According to Weertman, who worked on the project, "The cost of the aluminum block was higher than anticipated. There was more processing involved, and because of aluminum's greater porosity, scrap rates were higher with the aluminum blocks versus cast iron. Also, switching back and forth at Trenton Engine from machining aluminum to machining cast-iron blocks was too costly." This would be Chrysler's last aluminum-block engine until the Viper V-10 in the early 1990s.
Even though Chrysler's Los Angeles assembly plant was added to the list of production points, Valiant assemblies fell to 143,078 in 1961, a decline of more than 51,000 units. Some of the drop might be attributed to the closing of many DeSoto-Plymouth agencies in the months following DeSoto's departure.

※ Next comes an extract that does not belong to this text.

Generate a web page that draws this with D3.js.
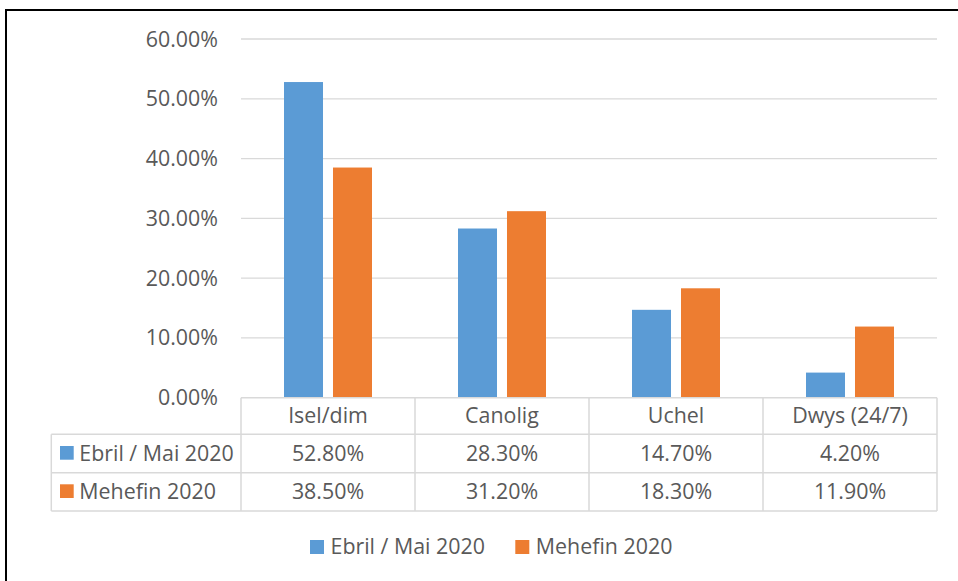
<!DOCTYPE html>
<html>
<head>
<meta charset="utf-8">
<script src="https://cdn.jsdelivr.net/npm/d3@7"></script>
<style>
  body { margin: 0; background: #fff; }
  svg { display: block; }
  text { font-family: "Open Sans", sans-serif; fill: #595959; }
</style>
</head>
<body>
<svg id="chart" width="958" height="581"></svg>
<script>
const categories = ["Isel/dim", "Canolig", "Uchel", "Dwys (24/7)"];
const seriesNames = ["Ebril / Mai 2020", "Mehefin 2020"];
const ebrilMai = [0.528, 0.283, 0.147, 0.042];
const mehefin = [0.385, 0.312, 0.183, 0.119];
const yTicks = [0, 0.1, 0.2, 0.3, 0.4, 0.5, 0.6];
const colors = ["#5B9BD5", "#ED7D31"];

const seriesValues = [ebrilMai, mehefin];
const fmt = d3.format(".2%");
const FS = 21.4;

const svg = d3.select("#chart");

// outer border (extends beyond the visible frame on right/bottom)
svg.append("path")
  .attr("d", "M6,590 L6,10 L970,10")
  .attr("fill", "none")
  .attr("stroke", "#000")
  .attr("stroke-width", 2);

const x0 = 241, x1 = 937;
const y = d3.scaleLinear().domain([0, 0.6]).range([397.7, 39]);
const x = d3.scaleBand().domain(categories).range([x0, x1]).paddingInner(0).paddingOuter(0);
const xs = d3.scaleBand().domain(seriesNames).range([43, 131]).paddingInner(0.204).paddingOuter(0);

// gridlines
svg.append("g").selectAll("line").data(yTicks.filter(d => d > 0)).join("line")
  .attr("x1", x0).attr("x2", x1)
  .attr("y1", d => y(d)).attr("y2", d => y(d))
  .attr("stroke", "#D9D9D9").attr("stroke-width", 1.3);

// y tick labels
svg.append("g").selectAll("text").data(yTicks).join("text")
  .attr("x", 218).attr("y", d => y(d) + 7.5)
  .attr("text-anchor", "end")
  .attr("font-size", FS)
  .text(d => fmt(d));

// bars
seriesNames.forEach((s, si) => {
  svg.append("g").selectAll("rect").data(categories).join("rect")
    .attr("x", c => x(c) + xs(s))
    .attr("width", xs.bandwidth())
    .attr("y", (c, i) => y(seriesValues[si][i]))
    .attr("height", (c, i) => y(0) - y(seriesValues[si][i]))
    .attr("fill", colors[si]);
});

// data table
const rowY = [397.7, 434.3, 472.7, 511];
const tableLeft = 51.3;
const tg = svg.append("g");
const lineColor = "#D9D9D9";
tg.append("line").attr("x1", x0).attr("x2", x1).attr("y1", rowY[0]).attr("y2", rowY[0])
  .attr("stroke", lineColor).attr("stroke-width", 1.5);
[rowY[1], rowY[2], rowY[3]].forEach(yy => {
  tg.append("line").attr("x1", tableLeft).attr("x2", x1).attr("y1", yy).attr("y2", yy)
    .attr("stroke", lineColor).attr("stroke-width", 1.5);
});
const colEdges = categories.map(c => x(c)).concat([x1]);
colEdges.forEach(xx => {
  tg.append("line").attr("x1", xx).attr("x2", xx).attr("y1", rowY[0]).attr("y2", rowY[3])
    .attr("stroke", lineColor).attr("stroke-width", 1.5);
});
tg.append("line").attr("x1", tableLeft).attr("x2", tableLeft).attr("y1", rowY[1]).attr("y2", rowY[3])
  .attr("stroke", lineColor).attr("stroke-width", 1.5);

tg.selectAll("text.cat").data(categories).join("text")
  .attr("class", "cat")
  .attr("x", c => x(c) + x.bandwidth() / 2)
  .attr("y", 423.3)
  .attr("text-anchor", "middle")
  .attr("font-size", FS)
  .text(c => c);

const rowBase = [461, 499.3];
seriesNames.forEach((s, si) => {
  tg.append("rect").attr("x", 60).attr("y", rowBase[si] - 15).attr("width", 13.7).attr("height", 13.7)
    .attr("fill", colors[si]);
  tg.append("text").attr("x", 79.3).attr("y", rowBase[si]).attr("font-size", FS).text(s);
  tg.append("g").selectAll("text").data(categories).join("text")
    .attr("x", c => x(c) + x.bandwidth() / 2)
    .attr("y", rowBase[si])
    .attr("text-anchor", "middle")
    .attr("font-size", FS)
    .text((c, i) => fmt(seriesValues[si][i]));
});

// bottom legend
const legendPos = [310, 515.3];
seriesNames.forEach((s, si) => {
  const g = svg.append("g").attr("transform", `translate(${legendPos[si]},0)`);
  g.append("rect").attr("x", 0).attr("y", 540).attr("width", 14).attr("height", 14).attr("fill", colors[si]);
  g.append("text").attr("x", 20.5).attr("y", 553.7).attr("font-size", FS).text(s);
});
</script>
</body>
</html>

But add the 74,776 Lancers to the total and production of "Valiant-type" cars showed an ample increase to 217,854 cars. Clearly, the Lancer cannibalized Valiant sales in the same way Dart did to Plymouth a year earlier, but obviously Chrysler felt it was more important that Dodge dealers have a compact to sell. Both were outdistanced by the 282,000 Corvair and 474,000 Falcon passenger cars.